TASK GOAL >>
Skip every picture, and extract verbatim the lines from the line containing "Recreate this image" to the line containing "Chart.register(...registerables);", both lines included.

# START OF ENTRIES PROVIDED

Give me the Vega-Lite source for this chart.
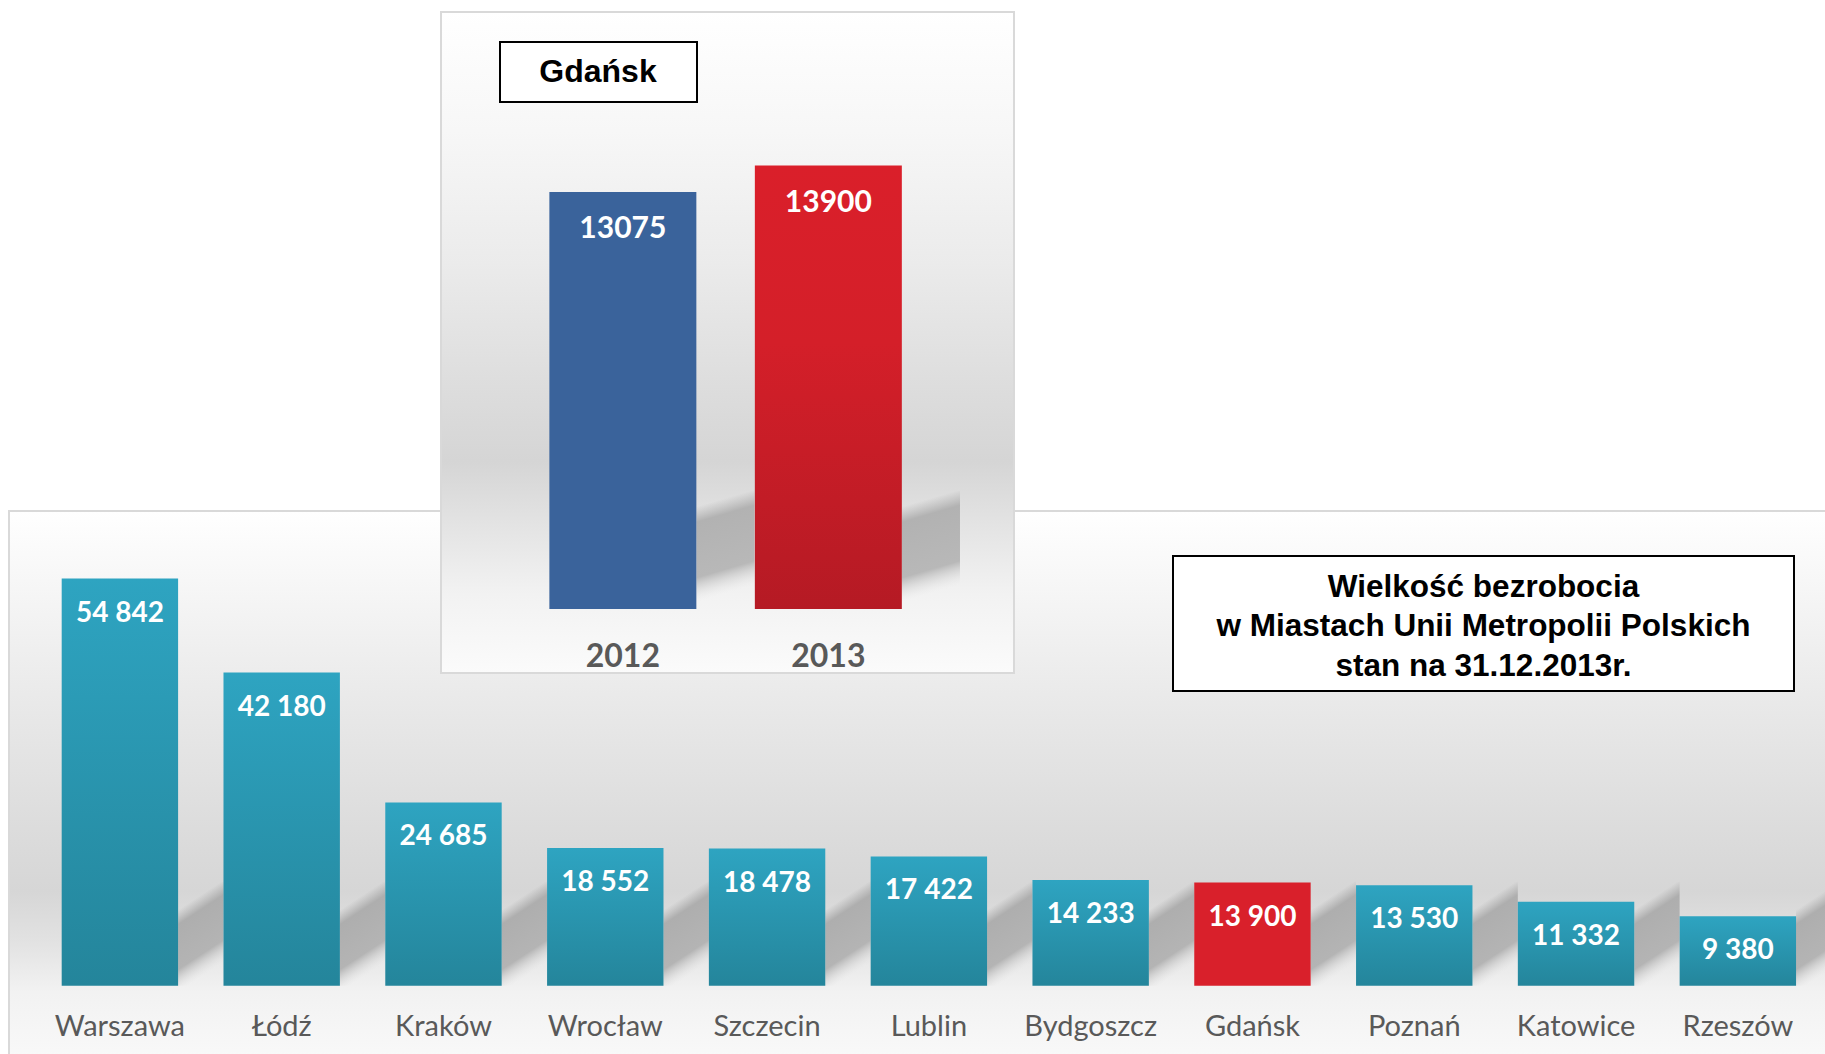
{
  "$schema": "https://vega.github.io/schema/vega-lite/v6.json",
  "width": 1825,
  "height": 1054,
  "autosize": "none",
  "padding": 0,
  "background": "#ffffff",
  "config": {
    "view": {"stroke": null},
    "locale": {"number": {"decimal": ",", "thousands": " ", "grouping": [3], "currency": ["", " zł"]}}
  },
  "datasets": {
    "cities": [
      {"city": "Warszawa", "value": 54842},
      {"city": "Łódź", "value": 42180},
      {"city": "Kraków", "value": 24685},
      {"city": "Wrocław", "value": 18552},
      {"city": "Szczecin", "value": 18478},
      {"city": "Lublin", "value": 17422},
      {"city": "Bydgoszcz", "value": 14233},
      {"city": "Gdańsk", "value": 13900},
      {"city": "Poznań", "value": 13530},
      {"city": "Katowice", "value": 11332},
      {"city": "Rzeszów", "value": 9380}
    ],
    "gdansk": [
      {"year": "2012", "value": 13075},
      {"year": "2013", "value": 13900}
    ]
  },
  "layer": [
    {
      "data": {"values": [{"panel": "main"}]},
      "mark": {
        "type": "rect",
        "stroke": "#d9d9d9",
        "strokeWidth": 2,
        "fill": {
          "gradient": "linear", "x1": 0, "y1": 0, "x2": 0, "y2": 1,
          "stops": [
            {"offset": 0, "color": "#ffffff"},
            {"offset": 0.17, "color": "#f4f4f4"},
            {"offset": 0.36, "color": "#e8e8e8"},
            {"offset": 0.55, "color": "#dddddd"},
            {"offset": 0.68, "color": "#d6d6d6"},
            {"offset": 0.77, "color": "#e2e2e2"},
            {"offset": 0.86, "color": "#f2f2f2"},
            {"offset": 1, "color": "#fafafa"}
          ]
        }
      },
      "encoding": {
        "x": {"value": 9},
        "x2": {"value": 1840},
        "y": {"value": 511},
        "y2": {"value": 1070}
      }
    },
    {
      "data": {"name": "cities"},
      "mark": {
        "type": "rect",
        "fill": {
          "gradient": "linear", "x1": 0, "y1": 0, "x2": 0.286, "y2": 1,
          "stops": [
            {"offset": 0, "color": "rgba(174,174,174,0)"},
            {"offset": 0.25, "color": "rgba(174,174,174,0)"},
            {"offset": 0.38, "color": "rgba(174,174,174,1)"},
            {"offset": 0.78, "color": "rgba(180,180,180,1)"},
            {"offset": 0.98, "color": "rgba(225,225,225,0)"}
          ]
        }
      },
      "encoding": {
        "x": {
          "field": "city", "type": "nominal",
          "scale": {
            "domain": ["Warszawa", "Łódź", "Kraków", "Wrocław", "Szczecin", "Lublin", "Bydgoszcz", "Gdańsk", "Poznań", "Katowice", "Rzeszów"],
            "range": [119.9, 1899.6],
            "paddingInner": 0.7194,
            "paddingOuter": 0.3597
          },
          "axis": null
        },
        "y": {
          "datum": 14000, "type": "quantitative",
          "scale": {"domain": [0, 60000], "range": [985.8, 540.2], "nice": false, "zero": true},
          "axis": null
        },
        "y2": {"datum": 0}
      }
    },
    {
      "data": {"name": "cities"},
      "layer": [
        {
          "mark": {"type": "bar"},
          "encoding": {
            "x": {
              "field": "city", "type": "nominal",
              "scale": {
                "domain": ["Warszawa", "Łódź", "Kraków", "Wrocław", "Szczecin", "Lublin", "Bydgoszcz", "Gdańsk", "Poznań", "Katowice", "Rzeszów"],
                "range": [39.04, 1818.7],
                "paddingInner": 0.2805,
                "paddingOuter": 0.14
              },
              "axis": {
                "orient": "bottom",
                "offset": -18.5,
                "zindex": 2,
                "title": null,
                "domain": false,
                "ticks": false,
                "tickSize": 0,
                "grid": false,
                "labelPadding": 0,
                "labelAngle": 0,
                "labelBaseline": "alphabetic",
                "labelFont": "Lato",
                "labelFontSize": 29,
                "labelColor": "#595959",
                "labelOverlap": false
              }
            },
            "y": {
              "field": "value", "type": "quantitative",
              "scale": {"domain": [0, 60000], "range": [985.8, 540.2], "nice": false, "zero": true},
              "axis": null
            },
            "fill": {
              "condition": {"test": "datum.city === 'Gdańsk'", "value": "#d9202b"},
              "value": {
                "gradient": "linear", "x1": 0, "y1": 0, "x2": 0, "y2": 1,
                "stops": [
                  {"offset": 0, "color": "#2ea4c1"},
                  {"offset": 1, "color": "#24859b"}
                ]
              }
            }
          }
        },
        {
          "mark": {"type": "text", "baseline": "middle", "align": "center", "dy": 35, "font": "Lato", "fontWeight": "bold", "fontSize": 28, "fill": "#ffffff"},
          "encoding": {
            "x": {"field": "city", "type": "nominal"},
            "y": {"field": "value", "type": "quantitative"},
            "text": {"field": "value", "type": "quantitative", "format": ",d"}
          }
        }
      ]
    },
    {
      "data": {"values": [{"panel": "inset"}]},
      "mark": {
        "type": "rect",
        "stroke": "#d9d9d9",
        "strokeWidth": 2,
        "fill": {
          "gradient": "linear", "x1": 0, "y1": 0, "x2": 0, "y2": 1,
          "stops": [
            {"offset": 0, "color": "#ffffff"},
            {"offset": 0.18, "color": "#f7f7f7"},
            {"offset": 0.38, "color": "#ebebeb"},
            {"offset": 0.58, "color": "#dcdcdc"},
            {"offset": 0.68, "color": "#d5d5d5"},
            {"offset": 0.78, "color": "#e4e4e4"},
            {"offset": 0.88, "color": "#f2f2f2"},
            {"offset": 1, "color": "#fbfbfb"}
          ]
        }
      },
      "encoding": {
        "x": {"value": 441},
        "x2": {"value": 1014},
        "y": {"value": 12},
        "y2": {"value": 673}
      }
    },
    {
      "data": {"name": "gdansk"},
      "mark": {
        "type": "rect",
        "fill": {
          "gradient": "linear", "x1": 0, "y1": 0, "x2": 0.144, "y2": 1,
          "stops": [
            {"offset": 0, "color": "rgba(178,178,178,0)"},
            {"offset": 0.13, "color": "rgba(178,178,178,0)"},
            {"offset": 0.26, "color": "rgba(178,178,178,1)"},
            {"offset": 0.72, "color": "rgba(184,184,184,1)"},
            {"offset": 0.92, "color": "rgba(230,230,230,0)"}
          ]
        }
      },
      "encoding": {
        "x": {
          "field": "year", "type": "nominal",
          "scale": {"domain": ["2012", "2013"], "range": [622.7, 1033.7], "paddingInner": 0.7173, "paddingOuter": 0.3587},
          "axis": null
        },
        "y": {
          "datum": 3700, "type": "quantitative",
          "scale": {"domain": [0, 15000], "range": [609, 130.5], "nice": false, "zero": true},
          "axis": null
        },
        "y2": {"datum": 0}
      }
    },
    {
      "data": {"name": "gdansk"},
      "layer": [
        {
          "mark": {"type": "bar"},
          "encoding": {
            "x": {
              "field": "year", "type": "nominal",
              "scale": {"domain": ["2012", "2013"], "range": [520.6, 930.6], "paddingInner": 0.2847, "paddingOuter": 0.14},
              "axis": {
                "orient": "top",
                "offset": -666.5,
                "zindex": 2,
                "title": null,
                "domain": false,
                "ticks": false,
                "tickSize": 0,
                "grid": false,
                "labelPadding": 0,
                "labelAngle": 0,
                "labelBaseline": "alphabetic",
                "labelFont": "Lato",
                "labelFontWeight": "bold",
                "labelFontSize": 32,
                "labelColor": "#595959"
              }
            },
            "y": {
              "field": "value", "type": "quantitative",
              "scale": {"domain": [0, 15000], "range": [609, 130.5], "nice": false, "zero": true},
              "axis": null
            },
            "fill": {
              "condition": {"test": "datum.year === '2012'", "value": "#3a639b"},
              "value": {
                "gradient": "linear", "x1": 0, "y1": 0, "x2": 0, "y2": 1,
                "stops": [
                  {"offset": 0, "color": "#da1f2a"},
                  {"offset": 0.4, "color": "#d41f29"},
                  {"offset": 1, "color": "#b51a24"}
                ]
              }
            }
          }
        },
        {
          "mark": {"type": "text", "baseline": "middle", "align": "center", "dy": 37, "font": "Lato", "fontWeight": "bold", "fontSize": 30, "fill": "#ffffff"},
          "encoding": {
            "x": {"field": "year", "type": "nominal"},
            "y": {"field": "value", "type": "quantitative"},
            "text": {"field": "value", "type": "quantitative", "format": "d"}
          }
        }
      ]
    },
    {
      "data": {"values": [{"box": "gdansk"}]},
      "mark": {"type": "rect", "fill": "#ffffff", "stroke": "#000000", "strokeWidth": 2},
      "encoding": {
        "x": {"value": 500},
        "x2": {"value": 697},
        "y": {"value": 42},
        "y2": {"value": 102}
      }
    },
    {
      "data": {"values": [{"label": "Gdańsk"}]},
      "mark": {"type": "text", "font": "Liberation Sans", "fontWeight": "bold", "fontSize": 32, "fill": "#000000", "align": "center", "baseline": "middle"},
      "encoding": {
        "x": {"value": 598},
        "y": {"value": 72},
        "text": {"field": "label", "type": "nominal"}
      }
    },
    {
      "data": {"values": [{"box": "title"}]},
      "mark": {"type": "rect", "fill": "#ffffff", "stroke": "#000000", "strokeWidth": 2},
      "encoding": {
        "x": {"value": 1173},
        "x2": {"value": 1794},
        "y": {"value": 556},
        "y2": {"value": 691}
      }
    },
    {
      "data": {"values": [{"box": "title"}]},
      "mark": {
        "type": "text",
        "text": ["Wielkość bezrobocia", "w Miastach Unii Metropolii Polskich", "stan na 31.12.2013r."],
        "font": "Liberation Sans", "fontWeight": "bold", "fontSize": 31.5, "lineHeight": 39.5,
        "fill": "#000000", "align": "center", "baseline": "middle"
      },
      "encoding": {
        "x": {"value": 1483.5},
        "y": {"value": 587.5}
      }
    }
  ],
  "resolve": {
    "scale": {"x": "independent", "y": "independent", "fill": "independent"},
    "axis": {"x": "independent", "y": "independent"}
  }
}
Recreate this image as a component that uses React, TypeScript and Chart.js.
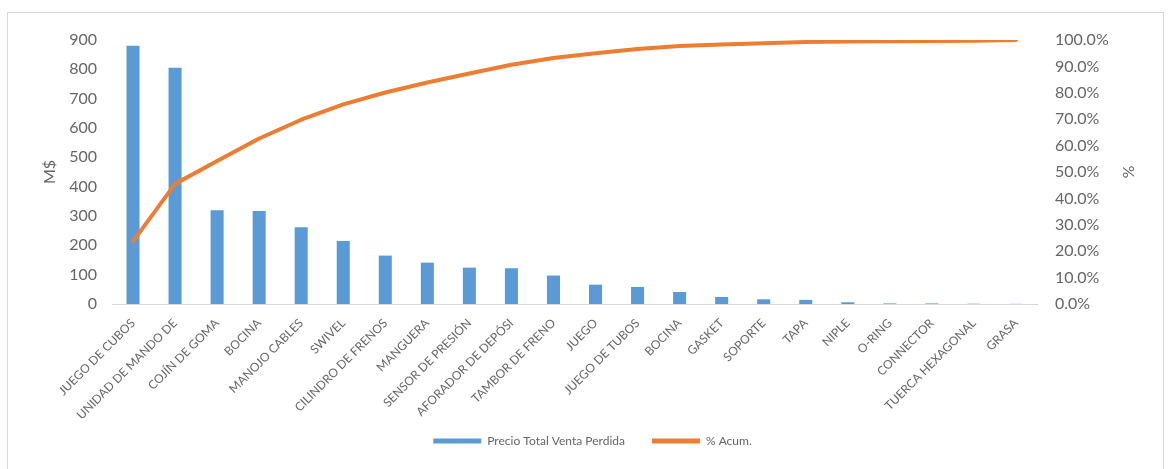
import React, { useEffect, useRef } from "react";
import { Chart, registerables } from "chart.js";

Chart.register(...registerables);

const categories = [
  "JUEGO DE CUBOS",
  "UNIDAD DE MANDO DE",
  "COJÍN DE GOMA",
  "BOCINA",
  "MANOJO CABLES",
  "SWIVEL",
  "CILINDRO DE FRENOS",
  "MANGUERA",
  "SENSOR DE PRESIÓN",
  "AFORADOR DE DEPÓSI",
  "TAMBOR DE FRENO",
  "JUEGO",
  "JUEGO DE TUBOS",
  "BOCINA",
  "GASKET",
  "SOPORTE",
  "TAPA",
  "NIPLE",
  "O-RING",
  "CONNECTOR",
  "TUERCA HEXAGONAL",
  "GRASA",
];

const precioTotal = [880, 805, 320, 317, 262, 215, 165, 141, 124, 122, 97, 66, 58, 41, 24, 16, 14, 6, 2, 2, 1, 0.5];

const acumPct = [23.7, 45.5, 54.2, 62.7, 69.8, 75.6, 80.1, 83.9, 87.3, 90.6, 93.2, 95.0, 96.6, 97.7, 98.3, 98.8, 99.2, 99.4, 99.5, 99.6, 99.7, 100.0];

const leftTicksMax = 900;
const rightTicksMax = 100;

const FONT = "Lato, 'Open Sans', sans-serif";
const GRAY = "#666666";
const BLUE = "#5B9BD5";
const ORANGE = "#ED7D31";

const noLabelClip = {
  id: "noLabelClip",
  beforeDraw(chart: any) {
    const x = chart.scales.x;
    if (x) x._computeLabelArea = () => undefined;
  },
};

export default function App() {
  const ref = useRef<HTMLCanvasElement | null>(null);

  useEffect(() => {
    if (!ref.current) return;
    const chart = new Chart(ref.current, {
      type: "bar",
      data: {
        labels: categories,
        datasets: [
          {
            type: "bar",
            label: "Precio Total Venta Perdida",
            data: precioTotal,
            backgroundColor: BLUE,
            borderWidth: 0,
            barPercentage: 0.31,
            categoryPercentage: 1,
            yAxisID: "y",
            order: 1,
          },
          {
            type: "line",
            label: "% Acum.",
            data: acumPct,
            borderColor: ORANGE,
            backgroundColor: ORANGE,
            borderWidth: 4,
            pointRadius: 0,
            tension: 0,
            borderCapStyle: "round",
            borderJoinStyle: "round",
            yAxisID: "y1",
            order: 0,
          },
        ],
      },
      plugins: [noLabelClip],
      options: {
        animation: false,
        responsive: false,
        maintainAspectRatio: false,
        layout: { padding: { top: 27, bottom: 14, left: 14, right: 0 } },
        plugins: {
          tooltip: { enabled: false },
          legend: {
            position: "bottom",
            labels: {
              font: { family: FONT, size: 12 },
              color: GRAY,
              boxWidth: 48,
              boxHeight: 5,
              padding: 27,
              generateLabels: (c: any) =>
                c.data.datasets.map((ds: any, i: number) => ({
                  text: ds.label,
                  fillStyle: i === 0 ? BLUE : ORANGE,
                  strokeStyle: i === 0 ? BLUE : ORANGE,
                  lineWidth: 0,
                  hidden: false,
                  datasetIndex: i,
                  fontColor: GRAY,
                })),
            },
          },
        },
        scales: {
          x: {
            offset: true,
            grid: { display: false },
            border: { display: true, color: "#d9d9d9", width: 1 },
            ticks: {
              autoSkip: false,
              maxRotation: 45,
              minRotation: 45,
              color: GRAY,
              font: { family: FONT, size: 12 },
              padding: 4,
            },
            afterFit: (s: any) => {
              s.height = 104;
            },
          },
          y: {
            position: "left",
            min: 0,
            max: leftTicksMax,
            grid: { display: false },
            border: { display: false },
            ticks: {
              stepSize: 100,
              color: GRAY,
              font: { family: FONT, size: 16 },
              padding: 7,
            },
            title: {
              display: true,
              text: "M$",
              color: GRAY,
              font: { family: FONT, size: 16 },
              padding: { top: 18, bottom: 0 },
            },
            afterFit: (s: any) => {
              s.width = 90;
            },
          },
          y1: {
            position: "right",
            min: 0,
            max: rightTicksMax,
            grid: { display: false },
            border: { display: false },
            ticks: {
              stepSize: 10,
              color: GRAY,
              font: { family: FONT, size: 16 },
              padding: 10,
              callback: (v: any) => Number(v).toFixed(1) + "%",
            },
            title: {
              display: true,
              text: "%",
              color: GRAY,
              font: { family: FONT, size: 16 },
              padding: { top: 25, bottom: 0 },
            },
            afterFit: (s: any) => {
              s.width = 126;
            },
          },
        },
      },
    });
    return () => chart.destroy();
  }, []);

  return (
    <div
      style={{
        position: "absolute",
        left: 7,
        top: 12,
        width: 1155,
        height: 470,
        border: "1px solid #d9d9d9",
        background: "#fff",
      }}
    >
      <canvas ref={ref} width={1155} height={458} style={{ display: "block" }} />
    </div>
  );
}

# END OF ENTRIES PROVIDED

EXPECTED ANSWER >>
Recreate this image as a component that uses React, TypeScript and Chart.js.
import React, { useEffect, useRef } from "react";
import { Chart, registerables } from "chart.js";

Chart.register(...registerables);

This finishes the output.